Tudo está errado, tudo torto, tudo fora do lugar, fora de esquadro. Sinto-me submersa num mar de lama muito preta que me cobre o corpo deixando só a cabeça de fora, enquanto me esforço para mantê-la na superfície, tendo uma opressão no peito, um cansaço por evitar ficar totalmente submersa. Às vezes quase perco as forças, me entrego e deixo soterrar por esta lama negra tão mais densa e pesada que se mar fosse.
Tudo se movimenta no sentido inverso do que gostaria e preciso, tudo oprime. Cerro a mandíbula, mordo o nada, trinco os dentes, berro minha indignação num grito inaudível ao mundo. Estou triste, fechada, sem saída, presa, refém de uma realidade dura, incompreensível, cheia de incoerências, insanidades e dores desnecessárias. Convivo com a loucura, refém do objeto do meu amor e de todo o seu lastro, crias e erros.

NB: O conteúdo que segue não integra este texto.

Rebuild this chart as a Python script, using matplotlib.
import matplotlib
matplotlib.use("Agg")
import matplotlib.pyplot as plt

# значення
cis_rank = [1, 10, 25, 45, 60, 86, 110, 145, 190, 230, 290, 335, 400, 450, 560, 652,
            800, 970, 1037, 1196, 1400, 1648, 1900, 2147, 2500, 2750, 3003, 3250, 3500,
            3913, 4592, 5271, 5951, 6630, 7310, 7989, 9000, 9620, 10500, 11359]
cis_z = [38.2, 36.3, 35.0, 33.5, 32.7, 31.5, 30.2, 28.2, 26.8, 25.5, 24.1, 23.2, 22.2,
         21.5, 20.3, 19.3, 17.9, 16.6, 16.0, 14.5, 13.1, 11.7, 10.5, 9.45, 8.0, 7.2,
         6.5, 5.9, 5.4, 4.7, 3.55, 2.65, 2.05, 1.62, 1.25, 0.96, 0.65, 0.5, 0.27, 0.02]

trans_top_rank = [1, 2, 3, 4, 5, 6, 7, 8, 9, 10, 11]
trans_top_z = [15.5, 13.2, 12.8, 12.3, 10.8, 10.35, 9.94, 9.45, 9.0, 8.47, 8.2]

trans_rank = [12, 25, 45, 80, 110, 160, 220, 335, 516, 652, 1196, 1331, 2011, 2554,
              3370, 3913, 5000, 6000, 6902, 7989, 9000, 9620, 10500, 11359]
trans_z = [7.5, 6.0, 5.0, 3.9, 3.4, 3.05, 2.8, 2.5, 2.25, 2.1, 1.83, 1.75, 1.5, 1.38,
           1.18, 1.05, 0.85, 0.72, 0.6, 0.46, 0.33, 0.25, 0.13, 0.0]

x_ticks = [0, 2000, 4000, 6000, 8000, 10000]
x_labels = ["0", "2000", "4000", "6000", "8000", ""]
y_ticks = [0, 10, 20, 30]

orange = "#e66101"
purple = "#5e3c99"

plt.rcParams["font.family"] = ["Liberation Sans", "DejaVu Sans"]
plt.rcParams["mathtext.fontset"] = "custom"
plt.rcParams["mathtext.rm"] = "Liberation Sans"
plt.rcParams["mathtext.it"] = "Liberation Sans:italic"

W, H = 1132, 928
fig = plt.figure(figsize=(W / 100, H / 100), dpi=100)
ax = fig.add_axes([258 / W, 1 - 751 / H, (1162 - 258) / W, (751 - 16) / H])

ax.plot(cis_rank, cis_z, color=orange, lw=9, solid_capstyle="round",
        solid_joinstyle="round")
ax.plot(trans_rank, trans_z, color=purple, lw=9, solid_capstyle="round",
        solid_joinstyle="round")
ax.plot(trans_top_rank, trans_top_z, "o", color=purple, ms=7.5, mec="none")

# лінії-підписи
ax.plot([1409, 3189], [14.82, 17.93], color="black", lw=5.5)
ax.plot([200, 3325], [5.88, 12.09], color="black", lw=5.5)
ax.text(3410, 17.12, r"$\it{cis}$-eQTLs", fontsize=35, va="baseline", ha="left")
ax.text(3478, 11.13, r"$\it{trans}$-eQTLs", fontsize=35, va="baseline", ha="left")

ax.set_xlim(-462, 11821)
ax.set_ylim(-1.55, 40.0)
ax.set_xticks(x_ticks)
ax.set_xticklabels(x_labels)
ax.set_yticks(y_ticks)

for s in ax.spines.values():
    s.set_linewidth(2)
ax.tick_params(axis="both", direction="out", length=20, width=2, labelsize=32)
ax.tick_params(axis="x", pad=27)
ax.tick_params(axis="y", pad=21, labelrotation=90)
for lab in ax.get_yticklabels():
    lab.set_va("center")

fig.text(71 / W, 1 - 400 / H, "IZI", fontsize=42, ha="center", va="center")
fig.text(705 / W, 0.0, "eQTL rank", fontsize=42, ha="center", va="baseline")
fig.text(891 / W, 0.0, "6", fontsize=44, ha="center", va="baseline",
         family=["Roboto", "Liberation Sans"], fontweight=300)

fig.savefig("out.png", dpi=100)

Ainda trago vivas na memória as lembranças de um passado feliz, harmonioso, dominado pela ordem, regido por alguém equilibrado, organizado, lógico, coerente, racional. Sinto saudade de um tempo em que havia respeito por horários, sono, trabalho, estudo. Hoje, esbarro em semiloucos perdidos vagando desvairados em busca de um sentido para a própria existência infeliz.